Everything you consume, including water, salt, sugar, vegetables, fruits, and proteins, can have an impact on your quality of life. Eating well-rounded meals that are rich in diverse ingredients can amount to a healthy diet. We are going to break down some healthy dietary tips you can implement today that can help you live a longer, happier life.
Probably one of the simplest recommendations, which everyone can benefit from, is to drink more water. We’re not talking about the water in your coffee, tea, soda, juice, or beer, but actual water. Studies show that proper hydration can help you with focus, stamina, memory, and sleep.
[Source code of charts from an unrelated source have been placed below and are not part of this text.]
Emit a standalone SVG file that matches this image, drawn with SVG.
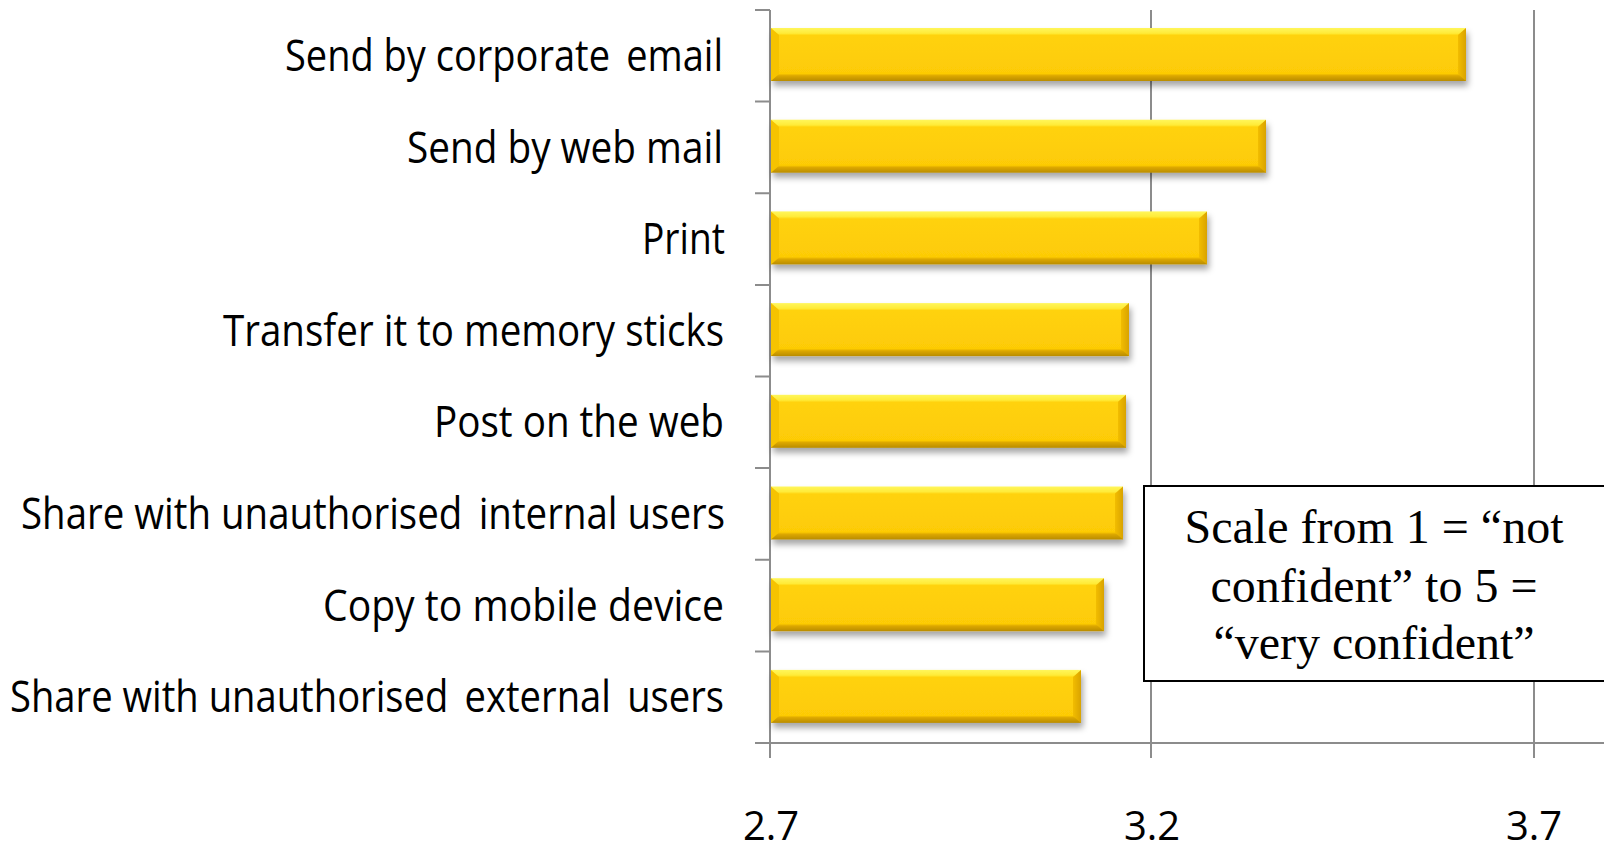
<svg xmlns="http://www.w3.org/2000/svg" width="1604" height="850" viewBox="0 0 1604 850">
  <defs>
    <linearGradient id="barBody" x1="0" y1="0" x2="0" y2="1">
      <stop offset="0" stop-color="#FFF65C"/>
      <stop offset="0.1" stop-color="#FFEB38"/>
      <stop offset="0.14" stop-color="#FFD20C"/>
      <stop offset="0.86" stop-color="#FDCB06"/>
      <stop offset="0.9" stop-color="#DDA800"/>
      <stop offset="1" stop-color="#B98C00"/>
    </linearGradient>
    <linearGradient id="barEnd" x1="0" y1="0" x2="1" y2="0">
      <stop offset="0" stop-color="#F2BD00"/>
      <stop offset="1" stop-color="#D9A300"/>
    </linearGradient>
    <filter id="barShadow" x="-5%" y="-20%" width="115%" height="160%">
      <feDropShadow dx="2" dy="5" stdDeviation="3" flood-color="#000" flood-opacity="0.35"/>
    </filter>
  </defs>
  <style>
    .grid { stroke: #8C8C8C; stroke-width: 2; fill: none; }
    .label { font-family: "Open Sans", "Liberation Sans", sans-serif; font-size: 43px; fill: #000; text-anchor: end; }
    .tick { font-family: "Open Sans", "Liberation Sans", sans-serif; font-size: 40px; fill: #000; text-anchor: middle; }
    .note { font-family: "Liberation Serif", "Times New Roman", serif; font-size: 48px; fill: #000; text-anchor: middle; }
    .leftFace { fill: #F6C300; }
    .rightFace { fill: url(#barEnd); }
  </style>

  <rect width="1604" height="850" fill="#FFFFFF"/>

  <!-- axes, gridlines and ticks -->
  <g id="axes">
    <line class="grid" x1="1151" y1="10" x2="1151" y2="758"/>
    <line class="grid" x1="1534" y1="10" x2="1534" y2="758"/>
    <line class="grid" x1="770" y1="10" x2="770" y2="758"/>
    <line class="grid" x1="755" y1="743" x2="1604" y2="743"/>
    <path class="grid" d="M755 10H770 M755 101.6H770 M755 193.2H770 M755 284.9H770 M755 376.5H770 M755 468.1H770 M755 559.7H770 M755 651.4H770"/>
  </g>

  <!-- bars -->
  <g id="bars" filter="url(#barShadow)">
    <g id="bar-corporate-email">
      <rect x="771" y="28" width="695" height="53" fill="url(#barBody)"/>
      <polygon class="leftFace" points="771,28 779,35 779,74 771,81"/>
      <polygon class="rightFace" points="1458,35 1466,28 1466,81 1458,74"/>
    </g>
    <g id="bar-web-mail">
      <rect x="771" y="119.7" width="495" height="53" fill="url(#barBody)"/>
      <polygon class="leftFace" points="771,119.7 779,126.7 779,165.7 771,172.7"/>
      <polygon class="rightFace" points="1258,126.7 1266,119.7 1266,172.7 1258,165.7"/>
    </g>
    <g id="bar-print">
      <rect x="771" y="211.4" width="436" height="53" fill="url(#barBody)"/>
      <polygon class="leftFace" points="771,211.4 779,218.4 779,257.4 771,264.4"/>
      <polygon class="rightFace" points="1199,218.4 1207,211.4 1207,264.4 1199,257.4"/>
    </g>
    <g id="bar-memory-sticks">
      <rect x="771" y="303.1" width="358" height="53" fill="url(#barBody)"/>
      <polygon class="leftFace" points="771,303.1 779,310.1 779,349.1 771,356.1"/>
      <polygon class="rightFace" points="1121,310.1 1129,303.1 1129,356.1 1121,349.1"/>
    </g>
    <g id="bar-post-web">
      <rect x="771" y="394.8" width="355" height="53" fill="url(#barBody)"/>
      <polygon class="leftFace" points="771,394.8 779,401.8 779,440.8 771,447.8"/>
      <polygon class="rightFace" points="1118,401.8 1126,394.8 1126,447.8 1118,440.8"/>
    </g>
    <g id="bar-internal-users">
      <rect x="771" y="486.5" width="352" height="53" fill="url(#barBody)"/>
      <polygon class="leftFace" points="771,486.5 779,493.5 779,532.5 771,539.5"/>
      <polygon class="rightFace" points="1115,493.5 1123,486.5 1123,539.5 1115,532.5"/>
    </g>
    <g id="bar-mobile-device">
      <rect x="771" y="578.2" width="333" height="53" fill="url(#barBody)"/>
      <polygon class="leftFace" points="771,578.2 779,585.2 779,624.2 771,631.2"/>
      <polygon class="rightFace" points="1096,585.2 1104,578.2 1104,631.2 1096,624.2"/>
    </g>
    <g id="bar-external-users">
      <rect x="771" y="669.9" width="310" height="53" fill="url(#barBody)"/>
      <polygon class="leftFace" points="771,669.9 779,676.9 779,715.9 771,722.9"/>
      <polygon class="rightFace" points="1073,676.9 1081,669.9 1081,722.9 1073,715.9"/>
    </g>
  </g>

  <!-- category labels -->
  <g id="labels">
    <text class="label" x="723" y="71" textLength="438" lengthAdjust="spacingAndGlyphs">Send by corporate&#8201; email</text>
    <text class="label" x="723" y="162.6" textLength="316" lengthAdjust="spacingAndGlyphs">Send by web mail</text>
    <text class="label" x="725" y="254.2" textLength="83" lengthAdjust="spacingAndGlyphs">Print</text>
    <text class="label" x="724" y="345.8" textLength="501" lengthAdjust="spacingAndGlyphs">Transfer it to memory sticks</text>
    <text class="label" x="724" y="437.4" textLength="290" lengthAdjust="spacingAndGlyphs">Post on the web</text>
    <text class="label" x="725" y="529" textLength="704" lengthAdjust="spacingAndGlyphs">Share with unauthorised&#8201; internal users</text>
    <text class="label" x="724" y="620.6" textLength="401" lengthAdjust="spacingAndGlyphs">Copy to mobile device</text>
    <text class="label" x="724" y="712.2" textLength="714" lengthAdjust="spacingAndGlyphs">Share with unauthorised&#8201; external&#8201; users</text>
  </g>

  <!-- value axis labels -->
  <g id="value-labels">
    <text class="tick" x="771" y="840">2.7</text>
    <text class="tick" x="1152" y="840">3.2</text>
    <text class="tick" x="1534" y="840">3.7</text>
  </g>

  <!-- scale note -->
  <g id="scale-note">
    <rect x="1144" y="486" width="470" height="195" fill="#FFFFFF" stroke="#000000" stroke-width="2"/>
    <text class="note" x="1374" y="543">Scale from 1 = “not</text>
    <text class="note" x="1374" y="602">confident” to 5 =</text>
    <text class="note" x="1374" y="659">“very confident”</text>
  </g>
</svg>
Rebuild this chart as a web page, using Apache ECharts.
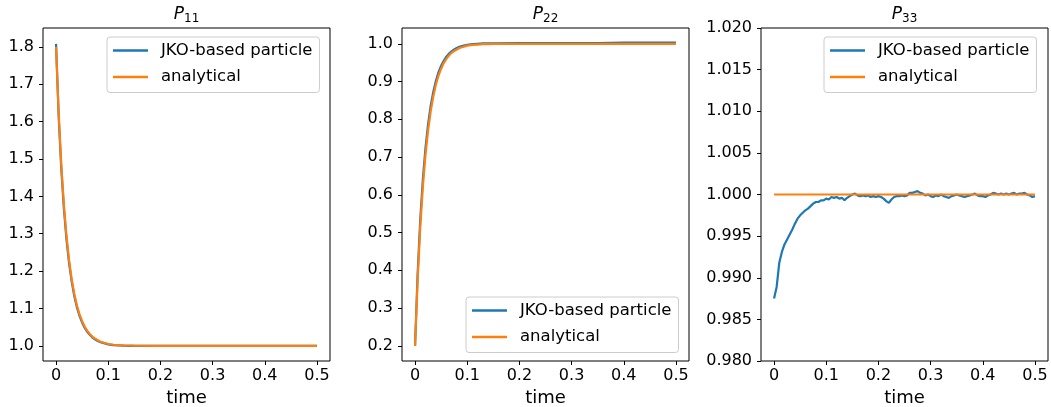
<!DOCTYPE html>
<html>
<head>
<meta charset="utf-8">
<script src="https://cdn.jsdelivr.net/npm/echarts@6/dist/echarts.min.js"></script>
<style>
html,body{margin:0;padding:0;background:#fff;}
#chart{width:1051px;height:407px;}
</style>
</head>
<body>
<div id="chart"></div>
<script>
// ---- data ----
const seriesNames = ['JKO-based particle', 'analytical'];
const panelTitles = ['11', '22', '33'];
const xTicks = [0, 0.1, 0.2, 0.3, 0.4, 0.5];
const yTicks11 = [1.0, 1.1, 1.2, 1.3, 1.4, 1.5, 1.6, 1.7, 1.8];
const yTicks22 = [0.2, 0.3, 0.4, 0.5, 0.6, 0.7, 0.8, 0.9, 1.0];
const yTicks33 = [0.980, 0.985, 0.990, 0.995, 1.000, 1.005, 1.010, 1.015, 1.020];

const tAB = [0, 0.005, 0.01, 0.015, 0.02, 0.025, 0.03, 0.035, 0.04, 0.045, 0.05,
  0.055, 0.06, 0.065, 0.07, 0.075, 0.08, 0.085, 0.09, 0.095, 0.1,
  0.11, 0.12, 0.13, 0.14, 0.15, 0.2, 0.25, 0.3, 0.35, 0.4, 0.45, 0.5];

const p11Jko = [1.808, 1.615, 1.475, 1.368, 1.285, 1.221, 1.172, 1.133, 1.103, 1.080, 1.062,
  1.048, 1.037, 1.029, 1.022, 1.017, 1.013, 1.010, 1.008, 1.006, 1.004,
  1.002, 1.001, 1.0005, 1.0002, 0.9999, 0.9998, 0.9998, 0.9999, 0.9998, 0.9999, 0.9998, 0.9999];
const p11Ana = [1.8, 1.623, 1.485, 1.378, 1.294, 1.229, 1.178, 1.139, 1.108, 1.084, 1.066,
  1.051, 1.040, 1.031, 1.024, 1.019, 1.015, 1.011, 1.009, 1.007, 1.005,
  1.003, 1.002, 1.001, 1.001, 1.0004, 1.0, 1.0, 1.0, 1.0, 1.0, 1.0, 1.0];
const p22Jko = [0.2, 0.392, 0.535, 0.642, 0.724, 0.787, 0.836, 0.873, 0.902, 0.925, 0.942,
  0.955, 0.966, 0.974, 0.980, 0.985, 0.989, 0.992, 0.994, 0.996, 0.997,
  0.999, 1.000, 1.001, 1.001, 1.001, 1.002, 1.002, 1.002, 1.002, 1.003, 1.003, 1.003];
const p22Ana = [0.2, 0.377, 0.515, 0.622, 0.706, 0.771, 0.822, 0.861, 0.892, 0.916, 0.934,
  0.949, 0.960, 0.969, 0.976, 0.981, 0.985, 0.989, 0.991, 0.993, 0.995,
  0.997, 0.998, 0.999, 0.999, 1.0, 1.0, 1.0, 1.0, 1.0, 1.0, 1.0, 1.0];

const t33 = [0, 0.005, 0.01, 0.015, 0.02, 0.025, 0.03, 0.035, 0.04, 0.045,
  0.05, 0.055, 0.06, 0.065, 0.07, 0.075, 0.08, 0.085, 0.09, 0.095,
  0.1, 0.105, 0.11, 0.115, 0.12, 0.125, 0.13, 0.135, 0.14, 0.145,
  0.15, 0.155, 0.16, 0.165, 0.17, 0.175, 0.18, 0.185, 0.19, 0.195,
  0.2, 0.205, 0.21, 0.215, 0.22, 0.225, 0.23, 0.235, 0.24, 0.245,
  0.25, 0.255, 0.26, 0.265, 0.27, 0.275, 0.28, 0.285, 0.29, 0.295,
  0.3, 0.305, 0.31, 0.315, 0.32, 0.325, 0.33, 0.335, 0.34, 0.345,
  0.35, 0.355, 0.36, 0.365, 0.37, 0.375, 0.38, 0.385, 0.39, 0.395,
  0.4, 0.405, 0.41, 0.415, 0.42, 0.425, 0.43, 0.435, 0.44, 0.445,
  0.45, 0.455, 0.46, 0.465, 0.47, 0.475, 0.48, 0.485, 0.49, 0.495, 0.5];
const p33Jko = [0.9875, 0.9889, 0.9918, 0.9931, 0.9940, 0.9946, 0.9952, 0.9958, 0.9965, 0.9971,
  0.9975, 0.9978, 0.9981, 0.9983, 0.9986, 0.9989, 0.9991, 0.9991, 0.9993, 0.9993,
  0.9995, 0.9994, 0.9997, 0.9996, 0.9997, 0.9995, 0.9996, 0.9993, 0.9996, 0.9998,
  1.0000, 1.0001, 0.9999, 0.9998, 0.9999, 0.9998, 0.9999, 0.9997, 0.9998, 0.9997,
  0.9998, 0.9997, 0.9995, 0.9992, 0.9990, 0.9994, 0.9997, 0.9998, 0.9998, 0.9999,
  0.9998, 0.9999, 1.0002, 1.0002, 1.0003, 1.0004, 1.0002, 1.0001, 0.9999, 1.0000,
  0.9998, 0.9997, 0.9999, 0.9998, 1.0000, 0.9998, 0.9997, 0.9996, 0.9998, 0.9999,
  1.0000, 0.9999, 0.9998, 0.9997, 0.9998, 0.9999, 1.0000, 1.0001, 0.9999, 0.9998,
  0.9998, 0.9997, 0.9999, 1.0000, 1.0002, 1.0001, 1.0000, 1.0001, 1.0000, 1.0001,
  1.0000, 1.0001, 1.0002, 1.0000, 1.0001, 1.0001, 1.0002, 1.0000, 0.9999, 0.9997, 0.9998];
const t33Ana = [0, 0.5];
const p33Ana = [1.0, 1.0];

// ---- build ----
const BLUE = '#1f77b4', ORANGE = '#ff7f0e';
const FONT = 'DejaVu Sans';
const zip = (xs, ys) => xs.map((x, i) => [x, ys[i]]);

const grids = [
  {left: 43, top: 28, width: 287, height: 333},
  {left: 402, top: 28, width: 287, height: 333},
  {left: 761, top: 28, width: 287, height: 333}
];
const yRanges = [
  {min: 0.9595, max: 1.8505, ticks: yTicks11, dec: 1},
  {min: 0.1599, max: 1.0418, ticks: yTicks22, dec: 1},
  {min: 0.98, max: 1.02, ticks: yTicks33, dec: 3}
];
const legendPos = [
  {left: 107, top: 37},
  {left: 466, top: 297},
  {left: 824, top: 37}
];

const option = {
  animation: false,
  backgroundColor: '#fff',
  textStyle: {fontFamily: FONT},
  title: grids.map((g, i) => ({
    text: '{p|P}{s|' + panelTitles[i] + '}',
    left: g.left + g.width / 2,
    textAlign: 'center',
    top: 6,
    padding: 0,
    textStyle: {
      fontWeight: 'normal',
      rich: {
        p: {fontFamily: FONT, fontSize: 17, fontStyle: 'italic', fontWeight: 'normal', color: '#000', lineHeight: 19, verticalAlign: 'top'},
        s: {fontFamily: FONT, fontSize: 12, fontWeight: 'normal', color: '#000', lineHeight: 19, verticalAlign: 'bottom'}
      }
    }
  })),
  grid: grids.map(g => Object.assign({show: true, borderColor: '#000', borderWidth: 1, backgroundColor: 'transparent', containLabel: false, outerBoundsMode: 'none'}, g)),
  legend: legendPos.map(p => ({
    data: seriesNames,
    orient: 'vertical',
    left: p.left,
    top: p.top,
    icon: 'rect',
    itemWidth: 35,
    itemHeight: 2.5,
    itemGap: 9.5,
    padding: [5, 7, 7, 6],
    backgroundColor: 'rgba(255,255,255,0.8)',
    borderColor: '#cccccc',
    borderWidth: 1,
    borderRadius: 3,
    textStyle: {fontFamily: FONT, fontSize: 16.5, color: '#000', padding: [0, 0, 0, 8]},
    z: 10
  })),
  xAxis: grids.map((g, i) => ({
    gridIndex: i,
    type: 'value',
    position: 'bottom',
    min: -0.025,
    max: 0.525,
    name: 'time',
    nameLocation: 'middle',
    nameGap: 28,
    nameTextStyle: {fontFamily: FONT, fontSize: 18, color: '#000'},
    axisLine: {show: false, onZero: false},
    splitLine: {show: false},
    axisTick: {show: true, inside: false, length: 4, customValues: xTicks, lineStyle: {color: '#000', width: 1}},
    axisLabel: {
      customValues: xTicks,
      fontFamily: FONT, fontSize: 16, color: '#000', margin: 7,
      formatter: v => (Math.abs(v) < 1e-9 ? '0' : v.toFixed(1))
    }
  })),
  yAxis: yRanges.map((r, i) => ({
    gridIndex: i,
    type: 'value',
    position: 'left',
    min: r.min,
    max: r.max,
    axisLine: {show: false, onZero: false},
    splitLine: {show: false},
    axisTick: {show: true, inside: false, length: 4, customValues: r.ticks, lineStyle: {color: '#000', width: 1}},
    axisLabel: {
      customValues: r.ticks,
      fontFamily: FONT, fontSize: 16, color: '#000', margin: 9,
      formatter: v => v.toFixed(r.dec)
    }
  })),
  series: [
    {name: seriesNames[0], type: 'line', xAxisIndex: 0, yAxisIndex: 0, data: zip(tAB, p11Jko), showSymbol: false, lineStyle: {color: BLUE, width: 2.2}, itemStyle: {color: BLUE}},
    {name: seriesNames[1], type: 'line', xAxisIndex: 0, yAxisIndex: 0, data: zip(tAB, p11Ana), showSymbol: false, lineStyle: {color: ORANGE, width: 2.2}, itemStyle: {color: ORANGE}},
    {name: seriesNames[0], type: 'line', xAxisIndex: 1, yAxisIndex: 1, data: zip(tAB, p22Jko), showSymbol: false, lineStyle: {color: BLUE, width: 2.2}, itemStyle: {color: BLUE}},
    {name: seriesNames[1], type: 'line', xAxisIndex: 1, yAxisIndex: 1, data: zip(tAB, p22Ana), showSymbol: false, lineStyle: {color: ORANGE, width: 2.2}, itemStyle: {color: ORANGE}},
    {name: seriesNames[0], type: 'line', xAxisIndex: 2, yAxisIndex: 2, data: zip(t33, p33Jko), showSymbol: false, lineStyle: {color: BLUE, width: 2.2}, itemStyle: {color: BLUE}},
    {name: seriesNames[1], type: 'line', xAxisIndex: 2, yAxisIndex: 2, data: zip(t33Ana, p33Ana), showSymbol: false, lineStyle: {color: ORANGE, width: 2.2}, itemStyle: {color: ORANGE}}
  ]
};

const chart = echarts.init(document.getElementById('chart'), null, {renderer: 'canvas'});
chart.setOption(option);
</script>
</body>
</html>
Drinking water with your meals also aids in filling your body faster and longer.
Moderate sodium and sugar intake
Reading all the labels in the grocery store often compounds the process of shopping. Be wary of packaging that touts that it’s natural and organic. Check the label anyway for sodium and dietary sugar, as these products will often include excessive amounts of one or both.
Eat more vegetables
Vegetables are packed with tons of vitamins, minerals, and good cholesterol! If you’re not eating a serving of any variety of vegetables with every meal, chances are you’re not getting all the goodness your body needs. If you’re worried about the oil from sautéing vegetables, consider steaming broccoli, carrots, cauliflower, asparagus, and green beans.
Eat fresh fruit
Fruits are a great source of vitamin C, potassium, and dietary fiber that most people just don’t get enough of. Fresh fruit can make an amazing snack, goes great with cereal or oatmeal, and is always a welcome dessert. There are even clever ways to incorporate fruit into savory dishes, but that is beyond the scope of this article.
Eat more protein
This doesn’t specifically mean meat for any vegetarians or vegans out there. There are tons of ways you can increase your protein intake by eating nuts, tempeh, tofu, seitan, eggs, beans, and meats. Reducing the amount of red meat you consume can help lower your risk of blood pressure and heart disease. Eating more seafood, such as tuna, crabs, and squid, can add much-needed omega-3 to your diet.